Sur www.atd-quartmonde.org

Parce que j'ai été très impressionnée par le témoignage d'Alice et le courage de Valérie:

« Un avenir pour tous les jeunes ! »

                                                   
Alice Noël, de l’équipe d’ATD Quart Monde à Genève, raconte la lutte de Valérie de trouver sa place dans le monde du travail

Valérie a dix-huit ans. Elle a vécu toute sa vie à Genève. Depuis qu’elle est toute petite, elle vit avec son père qui est en mauvaise santé. Beaucoup trop jeune, elle a dû porter des responsabilités au-delà de ses forces et elle a dû comprendre pourquoi sa maman n’avait pas eu la force de rester auprès d’eux.

Valérie est une fille très intelligente et communicative, mais ça fait maintenant plus de deux ans qu’elle est à la recherche d’une place d’apprentissage et qu’elle ne trouve pas. Pourquoi est-ce qu’elle ne trouve pas de place dans le monde du travail, le monde des adultes ? Manque de motivation, de volonté ? Trop sélective dans ses choix ? Quatre-vingt lettres de motivation, chacune suivie d’une réponse négative, d’innombrables démarches, dix mois de structure de formation et d’insertion et plusieurs rêves sacrifiés prouvent bien le contraire.

Pendant ces mois de recherche d’emploi, où elle se sentait « lâchée dans la nature », Valérie prenait un rôle central dans la préparation de la venue d’une des Caravanes Européennes de la Fraternité. Le projet des caravanes était pour elle un lieu où elle pouvait avoir confiance en elle, être elle-même, se sentir utile. Lors d’une réunion de l’Université populaire [1], Valérie a impressionné un groupe d’adultes avec son témoignage sur la difficulté de ne pas avoir de vie active, de son rythme perdu, de la motivation qui devient de plus en plus difficile à puiser avec chaque refus.

Entre temps, Valérie était prête à accepter n’importe quel emploi, juste quelque chose pour ne plus être dans le vide, pour ne plus dépendre de son père. Elle a donc reçu une offre de stage du supermarché trois jours avant l’arrivée de la caravane pour la semaine qui suivait ; c’était la semaine caravane à Genève.

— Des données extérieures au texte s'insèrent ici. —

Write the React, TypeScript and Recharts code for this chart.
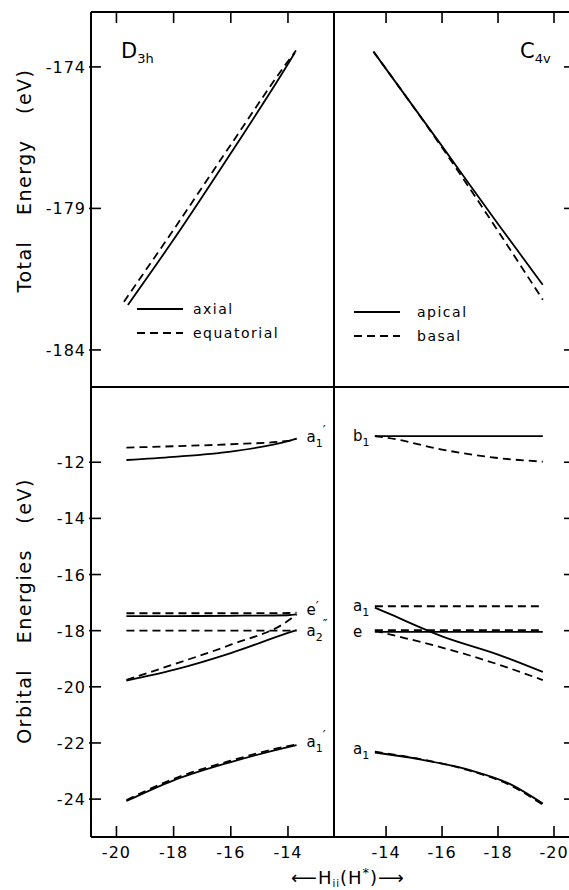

Ce qui m’a frappée sur le moment même c’était le fait que Valérie n’était pas plus déçue, qu’elle ne s’énervait pas plus que ça que la semaine caravane pour elle allait tomber à l’eau. Ça faisait quand même sept mois qu’elle s’était investie dans ce projet des caravanes ! Mais elle restait calme : « Ben, c’est comme ça toute façon je ne peut rien y faire. » Et c’est là que j’ai à nouveau senti combien des jeunes comme Valérie ont à m’apprendre. Ça m’impressionne de voir à quel point ces jeunes peuvent être adultes et prendre les choses comme elles sont, accepter la galère et rester forts.

Le jour de l’arrivée de la caravane à Genève, Valérie était là pour accueillir les caravaniers. Mais le lendemain matin, elle se lève pour aller à son stage dans le supermarché, alors que nous passons une belle journée avec les caravaniers. Mais mercredi, Valérie ne va plus à son stage. Quelque chose ou plein de choses font qu’elle n’y arrive pas. Elle n’y va pas, mais elle se lève et dit à son père qu’elle y va. Elle rencontre même des caravaniers dans le bus et elle leur dit aussi qu’elle va au boulot. Mais elle passe sa journée en ville, à attendre qu’il soit l’heure de pouvoir rejoindre les autres jeunes sans que personne ne se doute de son absence au boulot. Jeudi elle a congé et elle passe la journée avec nous. Elle est assise à la table « d’honneur » au Forum intitulé « Un avenir pour tous les jeunes ! » que nous avons organisé dans le quartier et elle s’exprime avec force sur ce que les jeunes vivent quand ils sont laissés dans le vide, et cela devant 80 personnes. Elle voit sa conseillère et elle lui dit que tout va bien.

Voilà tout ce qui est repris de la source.